TRIBUNNEWS.COM – Harga pangan di Gaza meroket setelah 100 truk bantuan kemanusiaan untuk Palestina dijarah oleh orang yang tidak bertanggung jawab.
Menurut laporan The Guardian, saat ini harga sekantong tepung terigu dan susu bubuk masing-masing mencapai 375 shekel atau 1,5 juta dan 300 shekel.
Angka ini meningkat berkali-kali lipat dibandingkan harga sebelum perang, ketika sekantong tepung hanya berharga 40 shekel, sedangkan susu bubuk berharga sekitar 30 shekel.
Kenaikan harga pangan mulai terjadi setelah Israel mulai membatasi akses bantuan pangan bagi warga Gaza.
Akibat pembatasan ini, jumlah bantuan yang masuk ke wilayah Palestina yang terkepung turun ke level terendah dalam 11 bulan, dari awalnya 600 truk menjadi 88 truk sehari.
Tak hanya memberlakukan pembatasan, baru-baru ini sekelompok geng bersenjata yang diduga Israel Defense Forces (IDF) sengaja merampok seratus truk bantuan di Gaza.
Menurut laporan pejabat UNRWA, badan PBB untuk pengungsi Palestina, dari 109 truk yang membawa makanan untuk pengungsi Gaza dari perbatasan Kerem Shalom ke Gaza, 97 truk “hilang” akibat penjarahan.
“Dalam insiden tersebut, pengemudi ditodong senjata untuk memaksa mereka turun, para pembantu terluka dan kendaraan mengalami kerusakan serius,” kata pejabat UNRWA.
UNRWA sejauh ini belum menyebutkan siapa saja yang bertanggung jawab atas penjarahan tersebut, namun menyalahkan pelanggaran hukum dan ketertiban serta pendekatan pemerintah Israel yang menciptakan lingkungan berbahaya.
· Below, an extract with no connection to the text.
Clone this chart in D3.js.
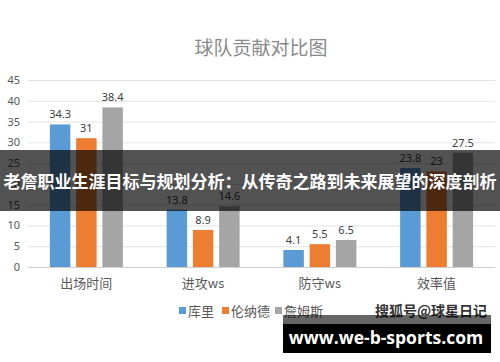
<!DOCTYPE html>
<html>
<head>
<meta charset="utf-8">
<script src="https://cdn.jsdelivr.net/npm/d3@7"></script>
<style>
  body { margin: 0; background: #fff; }
  svg { display: block; font-family: "Noto Sans CJK SC", "Noto Sans", sans-serif; }
</style>
</head>
<body>
<div id="app"></div>
<script>
// ----- Data -----
const categories = ["出场时间", "进攻ws", "防守ws", "效率值"];
const players = ["库里", "伦纳德", "詹姆斯"];
const curry = [34.3, 13.8, 4.1, 23.8];
const leonard = [31, 8.9, 5.5, 23];
const james = [38.4, 14.6, 6.5, 27.5];
const yTicks = [0, 5, 10, 15, 20, 25, 30, 35, 40, 45];
const colors = ["#5b9bd5", "#ed7d31", "#a5a5a5"];

const title = "球队贡献对比图";
const banner = "老詹职业生涯目标与规划分析：从传奇之路到未来展望的深度剖析";
const mark = "搜狐号@球星日记";
const site = "www.we-b-sports.com";

const W = 500, H = 362;
const series = [curry, leonard, james];

function main() {
    const svg = d3.select("#app").append("svg")
        .attr("width", W)
        .attr("height", H);

    // scales
    const x0 = d3.scaleBand()
        .domain(categories)
        .range([28, 495]);
    const groupW = 73;
    const x1 = d3.scaleBand()
        .domain(players)
        .range([(x0.bandwidth() - groupW) / 2, (x0.bandwidth() + groupW) / 2])
        .paddingInner(0.22);
    const y = d3.scaleLinear()
        .domain([0, 45])
        .range([267, 80]);

    // title
    svg.append("text")
        .attr("x", 261)
        .attr("y", 55)
        .attr("text-anchor", "middle")
        .attr("font-size", 19)
        .attr("fill", "#8a8a8a")
        .text(title);

    // grid
    const yAxis = d3.axisLeft(y)
        .tickValues(yTicks)
        .tickSize(-(495 - 28))
        .tickPadding(8);
    const gy = svg.append("g")
        .attr("transform", "translate(28,0)")
        .call(yAxis);
    gy.select(".domain").remove();
    gy.selectAll(".tick line")
        .attr("stroke", d => d === 0 ? "#cfcfcf" : "#e3e3e3");
    gy.selectAll(".tick text")
        .attr("font-size", 11)
        .attr("font-family", "Noto Sans, sans-serif")
        .attr("fill", "#595959");

    // bars
    const groups = svg.selectAll(".grp")
        .data(categories)
        .enter()
        .append("g")
            .attr("class", "grp")
            .attr("transform", d => `translate(${x0(d)},0)`);

    groups.each(function(cat, ci) {
        const g = d3.select(this);
        const rows = players.map((p, pi) => ({ p, pi, v: series[pi][ci] }));
        g.selectAll("rect")
            .data(rows)
            .enter()
            .append("rect")
                .attr("x", d => x1(d.p))
                .attr("y", d => y(d.v))
                .attr("width", x1.bandwidth())
                .attr("height", d => y(0) - y(d.v))
                .attr("fill", d => colors[d.pi]);
        g.selectAll(".lbl")
            .data(rows)
            .enter()
            .append("text")
                .attr("class", "lbl")
                .attr("x", d => x1(d.p) + x1.bandwidth() / 2)
                .attr("y", d => y(d.v) - 6)
                .attr("text-anchor", "middle")
                .attr("font-size", 11)
                .attr("font-family", "Noto Sans, sans-serif")
                .attr("fill", "#404040")
                .text(d => d.v);
    });

    // category labels
    svg.selectAll(".cat")
        .data(categories)
        .enter()
        .append("text")
            .attr("class", "cat")
            .attr("x", d => x0(d) + x0.bandwidth() / 2)
            .attr("y", 288)
            .attr("text-anchor", "middle")
            .attr("font-size", 13)
            .attr("fill", "#595959")
            .text(d => d);

    // legend
    const legendX = [179, 222, 275];
    const lg = svg.selectAll(".leg")
        .data(players)
        .enter()
        .append("g")
            .attr("class", "leg")
            .attr("transform", (d, i) => `translate(${legendX[i]},311)`);
    lg.append("rect")
        .attr("x", 0)
        .attr("y", -4)
        .attr("width", 7)
        .attr("height", 7)
        .attr("fill", (d, i) => colors[i]);
    lg.append("text")
        .attr("x", 9)
        .attr("y", 5)
        .attr("font-size", 13)
        .attr("fill", "#595959")
        .text(d => d);

    // overlay banner
    svg.append("rect")
        .attr("x", 0)
        .attr("y", 150)
        .attr("width", W)
        .attr("height", 61)
        .attr("fill", "rgba(0,0,0,0.68)");
    svg.append("text")
        .attr("x", 250)
        .attr("y", 188)
        .attr("text-anchor", "middle")
        .attr("font-size", 17)
        .attr("font-weight", "bold")
        .attr("fill", "#fff")
        .text(banner);

    // watermark
    svg.append("text")
        .attr("x", 487)
        .attr("y", 316)
        .attr("text-anchor", "end")
        .attr("font-size", 14)
        .attr("font-weight", "bold")
        .attr("fill", "#333")
        .text(mark);

    svg.append("rect")
        .attr("x", 283)
        .attr("y", 315)
        .attr("width", 208)
        .attr("height", 10)
        .attr("fill", "rgba(0,0,0,0.6)");
    svg.append("rect")
        .attr("x", 283)
        .attr("y", 324)
        .attr("width", 208)
        .attr("height", 29)
        .attr("fill", "#000");
    svg.append("text")
        .attr("x", 386)
        .attr("y", 344)
        .attr("text-anchor", "middle")
        .attr("font-size", 17.5)
        .attr("font-weight", "bold")
        .attr("font-family", "Open Sans, DejaVu Sans, sans-serif")
        .attr("fill", "#fff")
        .text(site);
}

main();
</script>
</body>
</html>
Gaza dilanda kelaparan akut
Akibat penjarahan makanan tersebut, para ahli dari panel yang memantau keamanan pangan mengatakan kelaparan akut akan segera terjadi di wilayah utara Gaza.
Kantor PBB untuk Koordinasi Urusan Kemanusiaan (OCHA) juga mengatakan hal yang sama, dengan mengatakan bahwa antara 75.000 dan 95.000 orang yang masih berada di Gaza utara akan terkena dampak kelaparan akut akibat krisis pangan.
Sekretaris Jenderal Perserikatan Bangsa-Bangsa (PBB), António Guterres juga melaporkan bahwa situasi di wilayah Gaza saat ini semakin memprihatinkan karena 2,3 juta penduduknya menghadapi krisis kemanusiaan.
Termasuk anak-anak di Gaza yang saat ini mengalami kemiskinan dan gizi buruk akut, akibat pasokan makanan yang tidak bisa masuk ke kamp pengungsian.
Beberapa pihak percaya bahwa Israel sengaja menghancurkan sistem pangan Gaza sebagai bagian dari kampanye kelaparan yang lebih luas dalam perang melawan Hamas.
Sementara itu, pihak berwenang Israel menyangkal bahwa mereka telah membatasi bantuan kemanusiaan kepada warga sipil di Gaza dan menyalahkan lambatnya pengiriman bantuan karena ketidakmampuan atau ketidakefektifan badan-badan PBB. Pengungsi makan rumput
Apalagi di tengah situasi kelaparan yang semakin mencekik, para pengungsi harus mengonsumsi tumbuhan liar atau tanaman liar yang tumbuh subur di tanah Gaza.
Salah satu pengungsi Gaza, Um Youssef Awadiyeh, mengatakan keluarganya harus mengonsumsi rumput liar dengan cara direbus dalam air tanpa nasi untuk bertahan hidup.
“Karena serangan Israel masih terjadi, kami mengolah makanan, cara ini lebih baik daripada tidak mengonsumsi makanan sama sekali,” jelas Awadiyeh.
Tak hanya itu, dampak krisis juga memaksa para pengungsi mengolah pakan ternak menjadi tepung untuk dimakan.
Badan pemantau hak asasi manusia Euro-med bahkan menggambarkan situasi di Gaza sebagai “perang kelaparan”.
“Kami tahu ada risiko kelaparan yang sangat serius di Gaza kecuali kami mengirimkan bantuan pangan dalam jumlah besar secara rutin,” kata kepala regional WFP Matt Hollingworth.